The last time Riley saw Brumley was during the Braves’ series at Baltimore June 11-13. The mentor had traveled to Maryland to help his pupil out of an awful slump.

What has transpired since is astounding. Riley’s sizzling offensive production offers a tribute to Brumley and confirms his excellence at his craft. Finally free of possibly the worst hitting slump of his career, Riley has been demolishing baseballs.

“It was, honestly, working with ‘Brum,’” Riley said June 18. “I saw him, it’s been about a week ago now. Working with him and then our (analytics) guys upstairs. Saw a few things that just kind of put everything together.”

When Riley stepped into the batter’s box on June 14 at Truist Park for the series opener with the Rays, he was hitting .220 with three home runs in his first 53 games of the season. Up until this season, his lowest home-run total for any 53-game span in a season was seven. His OPS was .618, his lowest for any 53-game sample in a single season since 2019, his rookie year.

In his 23 most recent games at that point, a set of games that preceded and followed his absence with side soreness, Riley had hit .188 with no home runs and two doubles over 85 at-bats. Before this season, the longest homerless streak of his career in one season was 16 games.

He was working at a solution in the batting cage and by breaking down his swing. No answers were forthcoming.

Riley stayed with his routines and followed the cues that he has developed for his swing, he said, but “at the same time, you know something’s not right, so it’s a little bit of battling yourself of trying to find it, trying to stay consistent with your whole routine. It’s a humbling experience.”

He laughed at the “humbling experience” part, acknowledgment of the game’s knack for knocking its practitioners down a peg.

The problem, Brumley and Braves staffers figured out, was that his lower body “was more east and west working vs. north and south,” Riley said. That is to say, he was creating excessive rotational torque with not enough drive toward the pitcher.

“I was still putting up good at-bats, but then it’s like, when I got my pitch, I was a little out in front, they would just beat me a little bit,” he said. “I wasn’t able to drive the ball.”

After making the adjustment before the first game against Tampa Bay, Riley went 3-for-4 that night – a line-drive double to left, a 422-foot home run to left and a hard-hit single to right. It was most satisfying.

“I could just tell, the vibe of my pace and my swing,” Riley said. “Literally everything. It’s a good feeling. Because, like I said, we were searching hard. Because, obviously, I’ll be the first to tell you, I wasn’t very good.”

In the nine games from the first game against the Rays through the weekend series against the Yankees, Riley hit .433 (13-for-30) with four home runs and four doubles and an OPS of 1.481. The Braves were to start a three-game series at St. Louis Monday.

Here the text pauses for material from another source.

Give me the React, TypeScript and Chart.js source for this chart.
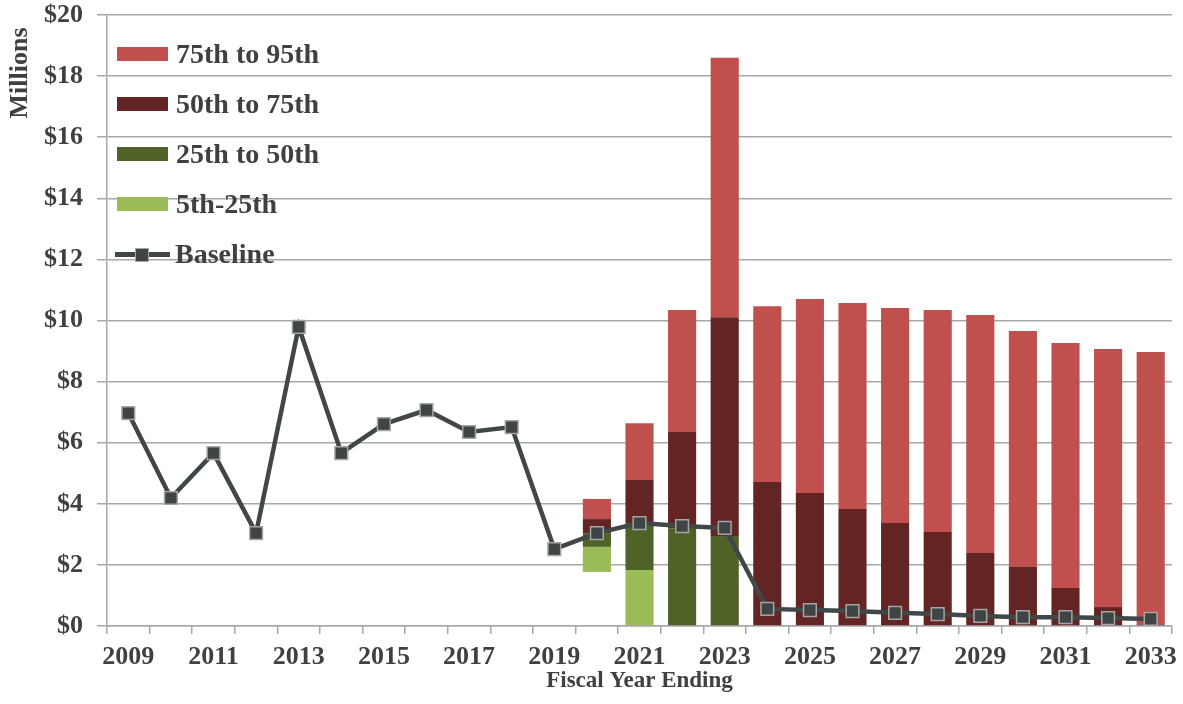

He has followed the worst slump of his career with one of his hottest streaks as his team has simultaneously recovered from a lengthy offensive slumber.

“It’s like when you do figure out that root cause and you get a swing off and you get the result,” he said. “It’s like, ‘Ah, there it is.’ It’s kind of like that aha moment of like, ‘OK, that felt really good. Let’s keep on going.’”

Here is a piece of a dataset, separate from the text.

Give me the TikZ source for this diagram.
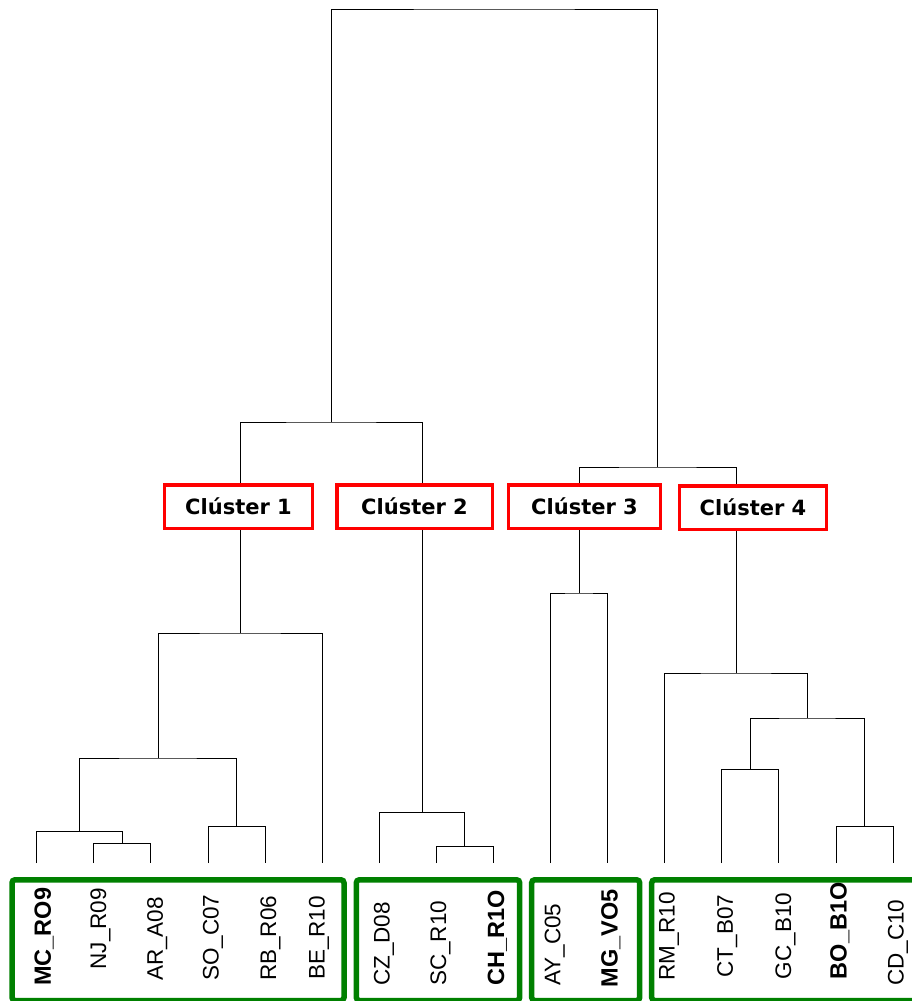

Finding the root cause of flawed mechanics was a Brumley staple.

“Let’s find the spider and not try to clean up all the webs all the time,” Brumley said on the “Patrick Jones Baseball” podcast in May. “My dad taught me that when I first started coaching.”

The influence of a wise hitting coach has been felt. Riley may wish more people had gotten to spend more time with Mike Brumley. Through his loyal student, at least, more people are getting to know what it would have been like.